Give the data below again exactly as written, without its pictures.

++++

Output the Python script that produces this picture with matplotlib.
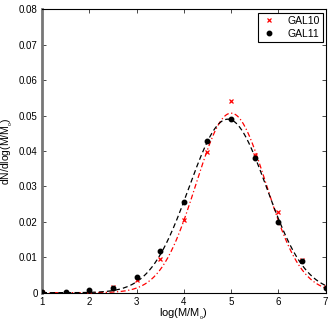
import numpy as np
import matplotlib
matplotlib.use("Agg")
import matplotlib.pyplot as plt

plt.rcParams['font.family'] = ['Liberation Sans', 'DejaVu Sans']
plt.rcParams['mathtext.fontset'] = 'custom'
plt.rcParams['mathtext.rm'] = 'Liberation Sans'
plt.rcParams['mathtext.it'] = 'Liberation Sans'

logm = [1, 1.5, 2, 2.5, 3, 3.5, 4, 4.5, 5, 5.5, 6, 6.5, 7]
gal10 = [0.0002, 0.0, 0.0005, 0.0016, 0.0035, 0.0095, 0.0205, 0.0397, 0.0541, 0.0390, 0.0227, 0.0091, 0.0017]
gal11 = [0.0003, 0.0001, 0.0008, 0.0014, 0.0044, 0.0117, 0.0257, 0.0429, 0.0490, 0.0380, 0.0201, 0.0090, 0.0013]

# Gaussian fit parameters (amplitude, mean, sigma)
fit10 = (0.0507, 5.00, 0.74)
fit11 = (0.0490, 4.93, 0.82)

fig = plt.figure(figsize=(3.34, 3.24), dpi=100)
ax = fig.add_axes([0.1257, 0.0966, 0.8493, 0.8744])

xx = np.linspace(1, 7, 400)
def gauss(p, x):
    a, m, s = p
    return a * np.exp(-(x - m) ** 2 / (2 * s ** 2))

ax.plot(xx, gauss(fit10, xx), color='red', ls='-.', lw=0.9, dashes=(4, 2, 1, 2), zorder=2)
ax.plot(xx, gauss(fit11, xx), color='black', ls='--', lw=0.9, dashes=(4, 2.5), zorder=2)
ax.plot(logm, gal10, ls='none', marker='x', color='red', ms=3, mew=0.9, label='GAL10', zorder=3)
ax.plot(logm, gal11, ls='none', marker='o', color='black', ms=3.2, label='GAL11', zorder=3)

ax.set_xlim(1, 7)
ax.set_ylim(0, 0.08)
ax.set_xticks([1, 2, 3, 4, 5, 6, 7])
ax.set_yticks([0, 0.01, 0.02, 0.03, 0.04, 0.05, 0.06, 0.07, 0.08])
ax.set_yticklabels(['0', '0.01', '0.02', '0.03', '0.04', '0.05', '0.06', '0.07', '0.08'])
ax.tick_params(direction='in', top=True, right=True, labelsize=7, length=3, width=0.5, pad=3)
for s in ax.spines.values():
    s.set_linewidth(0.8)
ax.spines['left'].set_color('#777777')
ax.spines['left'].set_linewidth(2)

ax.set_xlabel(r'log(M/M$_{_{\mathrm{o}}}$)', fontsize=8, labelpad=0)
ax.set_ylabel(r'dN/dlog(M/M$_{_{\mathrm{o}}}$)', fontsize=7.5, labelpad=3)

leg = ax.legend(loc='upper right', fontsize=7.5, frameon=True, fancybox=False,
                edgecolor='black', framealpha=1, borderaxespad=0.3, handlelength=1.5,
                handletextpad=1.0, borderpad=0.3, labelspacing=0.3)
leg.get_frame().set_linewidth(0.8)

fig.savefig('out.png', dpi=100)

++++

Task response.
Output the Python script that produces this picture with matplotlib.
import numpy as np
import matplotlib
matplotlib.use("Agg")
import matplotlib.pyplot as plt

plt.rcParams['font.family'] = ['Liberation Sans', 'DejaVu Sans']
plt.rcParams['mathtext.fontset'] = 'custom'
plt.rcParams['mathtext.rm'] = 'Liberation Sans'
plt.rcParams['mathtext.it'] = 'Liberation Sans'

logm = [1, 1.5, 2, 2.5, 3, 3.5, 4, 4.5, 5, 5.5, 6, 6.5, 7]
gal10 = [0.0002, 0.0, 0.0005, 0.0016, 0.0035, 0.0095, 0.0205, 0.0397, 0.0541, 0.0390, 0.0227, 0.0091, 0.0017]
gal11 = [0.0003, 0.0001, 0.0008, 0.0014, 0.0044, 0.0117, 0.0257, 0.0429, 0.0490, 0.0380, 0.0201, 0.0090, 0.0013]

# Gaussian fit parameters (amplitude, mean, sigma)
fit10 = (0.0507, 5.00, 0.74)
fit11 = (0.0490, 4.93, 0.82)

fig = plt.figure(figsize=(3.34, 3.24), dpi=100)
ax = fig.add_axes([0.1257, 0.0966, 0.8493, 0.8744])

xx = np.linspace(1, 7, 400)
def gauss(p, x):
    a, m, s = p
    return a * np.exp(-(x - m) ** 2 / (2 * s ** 2))

ax.plot(xx, gauss(fit10, xx), color='red', ls='-.', lw=0.9, dashes=(4, 2, 1, 2), zorder=2)
ax.plot(xx, gauss(fit11, xx), color='black', ls='--', lw=0.9, dashes=(4, 2.5), zorder=2)
ax.plot(logm, gal10, ls='none', marker='x', color='red', ms=3, mew=0.9, label='GAL10', zorder=3)
ax.plot(logm, gal11, ls='none', marker='o', color='black', ms=3.2, label='GAL11', zorder=3)

ax.set_xlim(1, 7)
ax.set_ylim(0, 0.08)
ax.set_xticks([1, 2, 3, 4, 5, 6, 7])
ax.set_yticks([0, 0.01, 0.02, 0.03, 0.04, 0.05, 0.06, 0.07, 0.08])
ax.set_yticklabels(['0', '0.01', '0.02', '0.03', '0.04', '0.05', '0.06', '0.07', '0.08'])
ax.tick_params(direction='in', top=True, right=True, labelsize=7, length=3, width=0.5, pad=3)
for s in ax.spines.values():
    s.set_linewidth(0.8)
ax.spines['left'].set_color('#777777')
ax.spines['left'].set_linewidth(2)

ax.set_xlabel(r'log(M/M$_{_{\mathrm{o}}}$)', fontsize=8, labelpad=0)
ax.set_ylabel(r'dN/dlog(M/M$_{_{\mathrm{o}}}$)', fontsize=7.5, labelpad=3)

leg = ax.legend(loc='upper right', fontsize=7.5, frameon=True, fancybox=False,
                edgecolor='black', framealpha=1, borderaxespad=0.3, handlelength=1.5,
                handletextpad=1.0, borderpad=0.3, labelspacing=0.3)
leg.get_frame().set_linewidth(0.8)

fig.savefig('out.png', dpi=100)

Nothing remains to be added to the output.